National Hero of Azerbaijan

Nofal Guliyev (Nofəl Zahid oğlu Quliyev) (October 4, 1963, Shirvan, Azerbaijan – October 13, 1991, Todan) was the National Hero of Azerbaijan, and the warrior of the First Nagorno-Karabakh War.

== Life ==
Nofel Guliyev was born on October 4, 1963, in Shirvan, Azerbaijan. He graduated from high school in 1981. He served in the Azerbaijani Armed Forces in 1982–1983. After the military service, he worked in Tumen from 1984 to 1990. In December 1990, he entered the Special Forces of Ministry of Internal Affairs of the Republic of Azerbaijan to participate in the protection of Azerbaijan's territorial integrity.

== Military activities ==
Nofal Guliyev participated in battles against Armenian armed forces in Fuzuli, Goranboy, Nagorno Karabagh. He chose the most difficult positions in every battle. He tried to be an example for his friends and fought against the enemy forces. On July 15, 1991, Armenians attacked the village of Todan with more powerful force and military technique.
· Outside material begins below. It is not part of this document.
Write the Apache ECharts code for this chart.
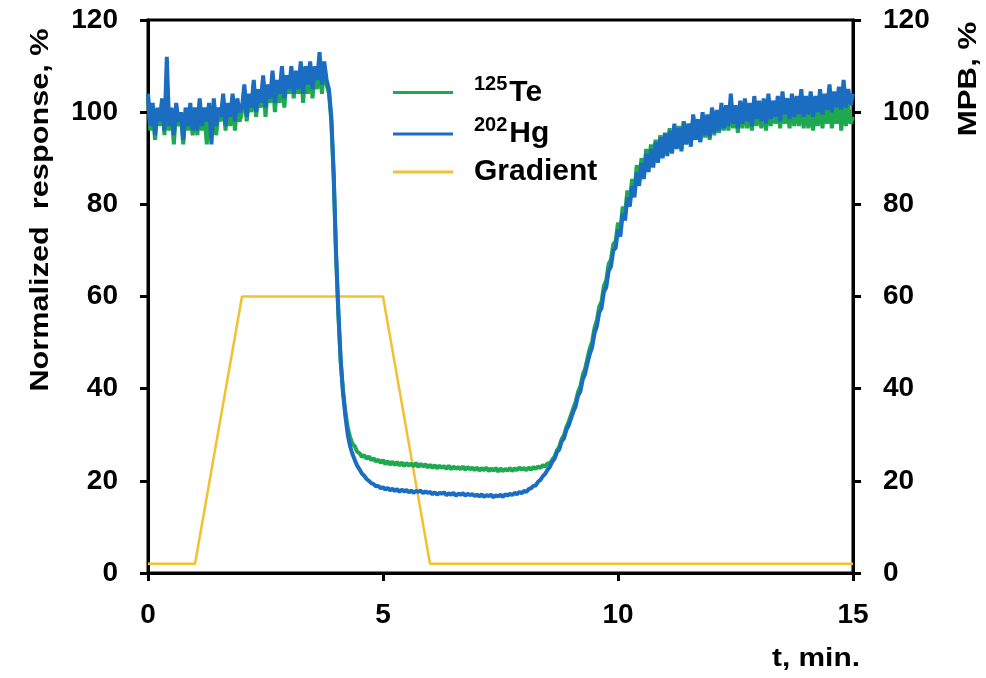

Nofel tried his best to evacuate civilians from the battlefield. He took the villagers to a safe place. Then he came back to take part in the battle around the village of Todan. Nofel was killed by the soldiers of the Armenian army in the battle of Todan.

== Memorial ==
By decree of the President of Azerbaijan on February 5, 1993, Nofal Guliyev was posthumously awarded the title of "National Hero of Azerbaijan".

== Sources ==
- Vüqar Əsgərov. "Azərbaycanın Milli Qəhrəmanları" (Yenidən işlənmiş II nəşr). Bakı: "Dərələyəz-M", 2010, səh. 173.